As part of the forage’s digital experience I have used the XGboost algorithm to predict the outcome of a customer booking process and extract the important features that affect the decision to purchase the airline ticket.

To start the machine learning process we have to explore and understand the data. I have done some exploratory data analysis using pandas to have an extensive understanding of the data.

The above image shows the column index and you can see there are 6 numerical columns and 8 categorical columns.

Doing a value count method shows that the dataset is highly imbalanced. This can be alleviated using undersampling the booking not complete class or oversampling the booking complete class.

For some of the numerical classes I have plotted the graphs against the percentage of booking complete to learn how these factors affect the customer behaviour.

It can be seen these features do have some importance over the decision to book a ticket. The first graph shows that most people tend to book as a group of 3 or 5. People are likely to complete a booking if the flight is on Wednesday. The third graph shows that most people tend to book flights that depart in the evenings. The fourth graph shows that people are more likely to purchase a ticket in the near feature with decreasing likelihood as the days increase.

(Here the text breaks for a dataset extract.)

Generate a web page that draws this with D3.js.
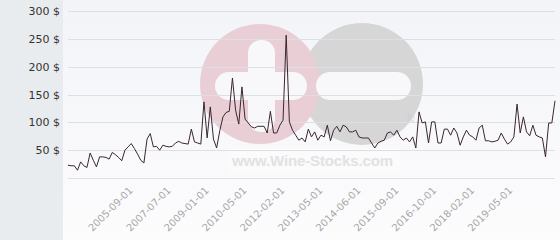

More analysis can be seen on the github page for this project.

Training

The XGboost python library was used to train the prediction model for this dataset. To encode the categorical values Target Encoders were used which encodes the categorical values based on the probability of occurrence in relation to the target variable. Bayes searchCV from Scikit optimizers were used to optimize the hyperparameters for this model to find the best combination of hyperparameters.

The model predicted the customer buying behaviour with an accuracy of 81%, but the f1-score for the booking complete class was only 0.26. But the important goal of this project was to find the factors that affected the customer buying behaviour

The XGboost model has an inbuilt method to extract the feature importances. It is shown in the image below.

It can be seen that the purchase lead has the most highest feature importance, followed by the route that the flight takes and flight hour. This confirms the graphs above which shows that relation between each of these features and the booking percentage.